Friday, April 22, 2016

On 400th Anniversary Of William Shakespeare's Death, Celebrate His Life

John Timpane, my editor at the Philadelphia Inquirer, offers a piece on celebrating the life of William Shakespeare on the 400th anniversary of his death.

William Shakespeare died on April 23, 1616, making Saturday the 400th anniversary of his passing. He was baptized on April 26, 1564, although his actual birth date is not recorded anywhere. But it's a decent bet that right around this time, 452 years ago, one of the best-known writers in history was born.
His 400th yahrzeit will be observed in all sorts of ways in all sorts of places.
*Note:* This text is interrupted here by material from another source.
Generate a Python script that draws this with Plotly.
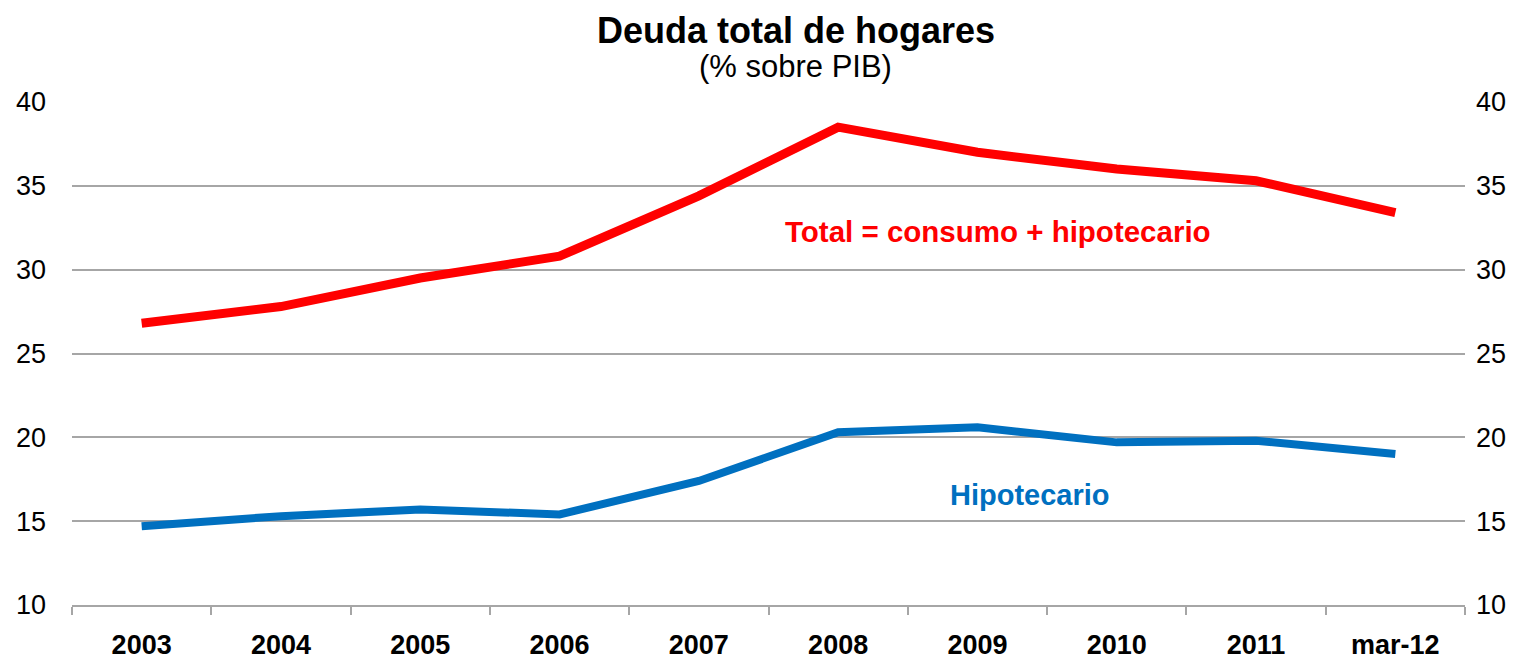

So what's the best way you can celebrate his 52 or so years on this earth? What's the best way for anybody to celebrate him, whether they know Shakespeare, like Shakespeare, hate Shakespeare, are bored by Shakespeare, or shake at the thought of Shakespeare?
He's worth celebrating. Few human beings have brought so much pleasure; so much cathartic emotion; such music; so many enduring, human characters and situations and sayings and stories (granted, many repurposed - as in stolen - from other writers). He's funny, appalling, perplexing, poetic, dirty, profound, witty, and anything else around and in between. His plays and poetry have earned him a place he deserves among the best- and longest-known and most-loved human beings ever.